<<<<

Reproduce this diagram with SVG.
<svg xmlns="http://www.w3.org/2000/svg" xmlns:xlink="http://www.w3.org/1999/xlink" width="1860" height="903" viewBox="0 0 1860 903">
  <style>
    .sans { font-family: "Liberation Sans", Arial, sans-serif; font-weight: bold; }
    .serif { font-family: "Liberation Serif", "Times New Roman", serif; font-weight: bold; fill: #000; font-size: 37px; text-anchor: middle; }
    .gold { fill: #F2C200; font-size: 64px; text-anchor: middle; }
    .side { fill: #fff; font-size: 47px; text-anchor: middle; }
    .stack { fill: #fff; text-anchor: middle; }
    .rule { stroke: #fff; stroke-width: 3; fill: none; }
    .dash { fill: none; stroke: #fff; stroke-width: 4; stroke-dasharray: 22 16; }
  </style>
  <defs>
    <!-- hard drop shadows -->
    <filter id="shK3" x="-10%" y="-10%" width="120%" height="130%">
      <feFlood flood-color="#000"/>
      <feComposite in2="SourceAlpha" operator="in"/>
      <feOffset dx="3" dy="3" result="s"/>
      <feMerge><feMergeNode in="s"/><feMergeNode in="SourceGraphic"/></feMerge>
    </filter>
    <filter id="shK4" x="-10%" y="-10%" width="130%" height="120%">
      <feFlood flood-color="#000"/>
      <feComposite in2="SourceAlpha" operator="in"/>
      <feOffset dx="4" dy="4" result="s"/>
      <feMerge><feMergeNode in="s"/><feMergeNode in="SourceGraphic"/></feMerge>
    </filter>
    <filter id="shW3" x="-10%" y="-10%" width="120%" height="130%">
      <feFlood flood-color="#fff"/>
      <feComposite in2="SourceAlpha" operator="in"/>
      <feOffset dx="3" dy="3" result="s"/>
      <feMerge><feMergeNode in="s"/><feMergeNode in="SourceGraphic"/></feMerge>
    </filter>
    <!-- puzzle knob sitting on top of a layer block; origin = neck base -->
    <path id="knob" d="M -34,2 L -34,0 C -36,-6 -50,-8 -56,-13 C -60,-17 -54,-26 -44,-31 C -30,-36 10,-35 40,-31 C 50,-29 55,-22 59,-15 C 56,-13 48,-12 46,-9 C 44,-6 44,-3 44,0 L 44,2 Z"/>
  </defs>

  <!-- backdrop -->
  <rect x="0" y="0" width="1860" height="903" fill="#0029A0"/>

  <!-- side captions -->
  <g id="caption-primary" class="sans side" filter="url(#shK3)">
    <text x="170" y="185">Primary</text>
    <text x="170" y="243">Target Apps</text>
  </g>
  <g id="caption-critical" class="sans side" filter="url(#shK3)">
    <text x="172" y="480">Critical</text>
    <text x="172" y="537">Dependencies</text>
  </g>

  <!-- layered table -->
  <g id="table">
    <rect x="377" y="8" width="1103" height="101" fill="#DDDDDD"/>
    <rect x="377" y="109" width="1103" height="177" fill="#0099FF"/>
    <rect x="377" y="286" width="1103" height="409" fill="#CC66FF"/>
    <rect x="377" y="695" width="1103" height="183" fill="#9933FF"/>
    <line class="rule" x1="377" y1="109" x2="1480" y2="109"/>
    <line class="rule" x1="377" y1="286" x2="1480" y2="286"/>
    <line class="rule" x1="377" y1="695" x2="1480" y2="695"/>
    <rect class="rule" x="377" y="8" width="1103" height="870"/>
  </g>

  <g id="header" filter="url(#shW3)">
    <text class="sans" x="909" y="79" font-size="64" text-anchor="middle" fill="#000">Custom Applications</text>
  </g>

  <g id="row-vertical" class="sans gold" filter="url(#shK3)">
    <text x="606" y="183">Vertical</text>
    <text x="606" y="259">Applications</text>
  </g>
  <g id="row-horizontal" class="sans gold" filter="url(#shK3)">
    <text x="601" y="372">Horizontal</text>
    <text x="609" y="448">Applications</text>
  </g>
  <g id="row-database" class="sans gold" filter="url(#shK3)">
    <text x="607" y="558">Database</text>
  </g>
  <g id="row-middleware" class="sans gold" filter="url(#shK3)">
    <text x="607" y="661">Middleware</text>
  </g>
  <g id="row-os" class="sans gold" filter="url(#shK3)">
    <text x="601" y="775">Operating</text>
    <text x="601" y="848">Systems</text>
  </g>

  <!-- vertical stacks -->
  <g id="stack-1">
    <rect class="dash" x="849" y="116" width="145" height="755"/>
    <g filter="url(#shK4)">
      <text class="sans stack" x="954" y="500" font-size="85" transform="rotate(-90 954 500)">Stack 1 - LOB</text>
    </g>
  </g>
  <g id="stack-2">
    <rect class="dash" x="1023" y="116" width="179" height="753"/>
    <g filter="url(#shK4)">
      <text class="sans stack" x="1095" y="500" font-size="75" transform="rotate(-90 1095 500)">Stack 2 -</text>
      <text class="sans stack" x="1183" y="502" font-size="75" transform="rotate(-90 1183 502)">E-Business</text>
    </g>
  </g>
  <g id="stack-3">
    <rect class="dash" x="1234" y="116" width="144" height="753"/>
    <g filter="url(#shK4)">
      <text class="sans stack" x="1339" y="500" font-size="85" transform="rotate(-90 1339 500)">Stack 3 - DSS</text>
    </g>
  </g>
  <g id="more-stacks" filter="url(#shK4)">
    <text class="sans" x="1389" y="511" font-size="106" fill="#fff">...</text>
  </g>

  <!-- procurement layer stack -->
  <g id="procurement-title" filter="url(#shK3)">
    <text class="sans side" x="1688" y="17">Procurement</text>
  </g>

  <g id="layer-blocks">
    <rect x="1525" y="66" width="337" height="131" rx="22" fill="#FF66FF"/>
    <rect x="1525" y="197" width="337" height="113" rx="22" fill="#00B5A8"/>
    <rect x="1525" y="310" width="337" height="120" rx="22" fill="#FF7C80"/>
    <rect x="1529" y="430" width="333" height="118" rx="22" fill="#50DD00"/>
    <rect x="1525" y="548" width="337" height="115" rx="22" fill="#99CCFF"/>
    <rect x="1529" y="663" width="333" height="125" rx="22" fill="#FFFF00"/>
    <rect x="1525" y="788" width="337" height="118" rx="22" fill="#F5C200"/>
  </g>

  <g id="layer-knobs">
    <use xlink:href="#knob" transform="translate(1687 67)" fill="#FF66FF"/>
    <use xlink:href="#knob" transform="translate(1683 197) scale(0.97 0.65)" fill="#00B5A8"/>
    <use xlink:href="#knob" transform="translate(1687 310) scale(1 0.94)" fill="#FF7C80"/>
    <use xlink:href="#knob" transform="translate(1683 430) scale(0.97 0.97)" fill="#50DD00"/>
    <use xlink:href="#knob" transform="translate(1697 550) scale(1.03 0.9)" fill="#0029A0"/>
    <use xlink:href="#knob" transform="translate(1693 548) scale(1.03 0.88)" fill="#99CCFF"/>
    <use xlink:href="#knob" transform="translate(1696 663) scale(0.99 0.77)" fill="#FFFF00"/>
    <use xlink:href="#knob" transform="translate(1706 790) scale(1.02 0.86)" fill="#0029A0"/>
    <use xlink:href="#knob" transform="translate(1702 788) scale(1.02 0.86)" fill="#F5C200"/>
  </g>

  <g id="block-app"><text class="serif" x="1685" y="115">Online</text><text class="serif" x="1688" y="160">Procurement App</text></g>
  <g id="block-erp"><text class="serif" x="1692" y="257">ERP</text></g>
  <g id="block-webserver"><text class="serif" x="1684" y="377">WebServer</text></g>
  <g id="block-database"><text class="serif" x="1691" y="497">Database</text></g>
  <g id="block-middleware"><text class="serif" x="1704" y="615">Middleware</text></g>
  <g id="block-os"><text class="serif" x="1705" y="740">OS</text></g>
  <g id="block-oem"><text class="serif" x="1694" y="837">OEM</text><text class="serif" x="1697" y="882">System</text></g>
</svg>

>>>>

§ **WHAT YOU ARE ASKED TO DO**: Transcribe all lines as written.

§ **THE ANSWER**:
Reproduce this diagram with SVG.
<svg xmlns="http://www.w3.org/2000/svg" xmlns:xlink="http://www.w3.org/1999/xlink" width="1860" height="903" viewBox="0 0 1860 903">
  <style>
    .sans { font-family: "Liberation Sans", Arial, sans-serif; font-weight: bold; }
    .serif { font-family: "Liberation Serif", "Times New Roman", serif; font-weight: bold; fill: #000; font-size: 37px; text-anchor: middle; }
    .gold { fill: #F2C200; font-size: 64px; text-anchor: middle; }
    .side { fill: #fff; font-size: 47px; text-anchor: middle; }
    .stack { fill: #fff; text-anchor: middle; }
    .rule { stroke: #fff; stroke-width: 3; fill: none; }
    .dash { fill: none; stroke: #fff; stroke-width: 4; stroke-dasharray: 22 16; }
  </style>
  <defs>
    <!-- hard drop shadows -->
    <filter id="shK3" x="-10%" y="-10%" width="120%" height="130%">
      <feFlood flood-color="#000"/>
      <feComposite in2="SourceAlpha" operator="in"/>
      <feOffset dx="3" dy="3" result="s"/>
      <feMerge><feMergeNode in="s"/><feMergeNode in="SourceGraphic"/></feMerge>
    </filter>
    <filter id="shK4" x="-10%" y="-10%" width="130%" height="120%">
      <feFlood flood-color="#000"/>
      <feComposite in2="SourceAlpha" operator="in"/>
      <feOffset dx="4" dy="4" result="s"/>
      <feMerge><feMergeNode in="s"/><feMergeNode in="SourceGraphic"/></feMerge>
    </filter>
    <filter id="shW3" x="-10%" y="-10%" width="120%" height="130%">
      <feFlood flood-color="#fff"/>
      <feComposite in2="SourceAlpha" operator="in"/>
      <feOffset dx="3" dy="3" result="s"/>
      <feMerge><feMergeNode in="s"/><feMergeNode in="SourceGraphic"/></feMerge>
    </filter>
    <!-- puzzle knob sitting on top of a layer block; origin = neck base -->
    <path id="knob" d="M -34,2 L -34,0 C -36,-6 -50,-8 -56,-13 C -60,-17 -54,-26 -44,-31 C -30,-36 10,-35 40,-31 C 50,-29 55,-22 59,-15 C 56,-13 48,-12 46,-9 C 44,-6 44,-3 44,0 L 44,2 Z"/>
  </defs>

  <!-- backdrop -->
  <rect x="0" y="0" width="1860" height="903" fill="#0029A0"/>

  <!-- side captions -->
  <g id="caption-primary" class="sans side" filter="url(#shK3)">
    <text x="170" y="185">Primary</text>
    <text x="170" y="243">Target Apps</text>
  </g>
  <g id="caption-critical" class="sans side" filter="url(#shK3)">
    <text x="172" y="480">Critical</text>
    <text x="172" y="537">Dependencies</text>
  </g>

  <!-- layered table -->
  <g id="table">
    <rect x="377" y="8" width="1103" height="101" fill="#DDDDDD"/>
    <rect x="377" y="109" width="1103" height="177" fill="#0099FF"/>
    <rect x="377" y="286" width="1103" height="409" fill="#CC66FF"/>
    <rect x="377" y="695" width="1103" height="183" fill="#9933FF"/>
    <line class="rule" x1="377" y1="109" x2="1480" y2="109"/>
    <line class="rule" x1="377" y1="286" x2="1480" y2="286"/>
    <line class="rule" x1="377" y1="695" x2="1480" y2="695"/>
    <rect class="rule" x="377" y="8" width="1103" height="870"/>
  </g>

  <g id="header" filter="url(#shW3)">
    <text class="sans" x="909" y="79" font-size="64" text-anchor="middle" fill="#000">Custom Applications</text>
  </g>

  <g id="row-vertical" class="sans gold" filter="url(#shK3)">
    <text x="606" y="183">Vertical</text>
    <text x="606" y="259">Applications</text>
  </g>
  <g id="row-horizontal" class="sans gold" filter="url(#shK3)">
    <text x="601" y="372">Horizontal</text>
    <text x="609" y="448">Applications</text>
  </g>
  <g id="row-database" class="sans gold" filter="url(#shK3)">
    <text x="607" y="558">Database</text>
  </g>
  <g id="row-middleware" class="sans gold" filter="url(#shK3)">
    <text x="607" y="661">Middleware</text>
  </g>
  <g id="row-os" class="sans gold" filter="url(#shK3)">
    <text x="601" y="775">Operating</text>
    <text x="601" y="848">Systems</text>
  </g>

  <!-- vertical stacks -->
  <g id="stack-1">
    <rect class="dash" x="849" y="116" width="145" height="755"/>
    <g filter="url(#shK4)">
      <text class="sans stack" x="954" y="500" font-size="85" transform="rotate(-90 954 500)">Stack 1 - LOB</text>
    </g>
  </g>
  <g id="stack-2">
    <rect class="dash" x="1023" y="116" width="179" height="753"/>
    <g filter="url(#shK4)">
      <text class="sans stack" x="1095" y="500" font-size="75" transform="rotate(-90 1095 500)">Stack 2 -</text>
      <text class="sans stack" x="1183" y="502" font-size="75" transform="rotate(-90 1183 502)">E-Business</text>
    </g>
  </g>
  <g id="stack-3">
    <rect class="dash" x="1234" y="116" width="144" height="753"/>
    <g filter="url(#shK4)">
      <text class="sans stack" x="1339" y="500" font-size="85" transform="rotate(-90 1339 500)">Stack 3 - DSS</text>
    </g>
  </g>
  <g id="more-stacks" filter="url(#shK4)">
    <text class="sans" x="1389" y="511" font-size="106" fill="#fff">...</text>
  </g>

  <!-- procurement layer stack -->
  <g id="procurement-title" filter="url(#shK3)">
    <text class="sans side" x="1688" y="17">Procurement</text>
  </g>

  <g id="layer-blocks">
    <rect x="1525" y="66" width="337" height="131" rx="22" fill="#FF66FF"/>
    <rect x="1525" y="197" width="337" height="113" rx="22" fill="#00B5A8"/>
    <rect x="1525" y="310" width="337" height="120" rx="22" fill="#FF7C80"/>
    <rect x="1529" y="430" width="333" height="118" rx="22" fill="#50DD00"/>
    <rect x="1525" y="548" width="337" height="115" rx="22" fill="#99CCFF"/>
    <rect x="1529" y="663" width="333" height="125" rx="22" fill="#FFFF00"/>
    <rect x="1525" y="788" width="337" height="118" rx="22" fill="#F5C200"/>
  </g>

  <g id="layer-knobs">
    <use xlink:href="#knob" transform="translate(1687 67)" fill="#FF66FF"/>
    <use xlink:href="#knob" transform="translate(1683 197) scale(0.97 0.65)" fill="#00B5A8"/>
    <use xlink:href="#knob" transform="translate(1687 310) scale(1 0.94)" fill="#FF7C80"/>
    <use xlink:href="#knob" transform="translate(1683 430) scale(0.97 0.97)" fill="#50DD00"/>
    <use xlink:href="#knob" transform="translate(1697 550) scale(1.03 0.9)" fill="#0029A0"/>
    <use xlink:href="#knob" transform="translate(1693 548) scale(1.03 0.88)" fill="#99CCFF"/>
    <use xlink:href="#knob" transform="translate(1696 663) scale(0.99 0.77)" fill="#FFFF00"/>
    <use xlink:href="#knob" transform="translate(1706 790) scale(1.02 0.86)" fill="#0029A0"/>
    <use xlink:href="#knob" transform="translate(1702 788) scale(1.02 0.86)" fill="#F5C200"/>
  </g>

  <g id="block-app"><text class="serif" x="1685" y="115">Online</text><text class="serif" x="1688" y="160">Procurement App</text></g>
  <g id="block-erp"><text class="serif" x="1692" y="257">ERP</text></g>
  <g id="block-webserver"><text class="serif" x="1684" y="377">WebServer</text></g>
  <g id="block-database"><text class="serif" x="1691" y="497">Database</text></g>
  <g id="block-middleware"><text class="serif" x="1704" y="615">Middleware</text></g>
  <g id="block-os"><text class="serif" x="1705" y="740">OS</text></g>
  <g id="block-oem"><text class="serif" x="1694" y="837">OEM</text><text class="serif" x="1697" y="882">System</text></g>
</svg>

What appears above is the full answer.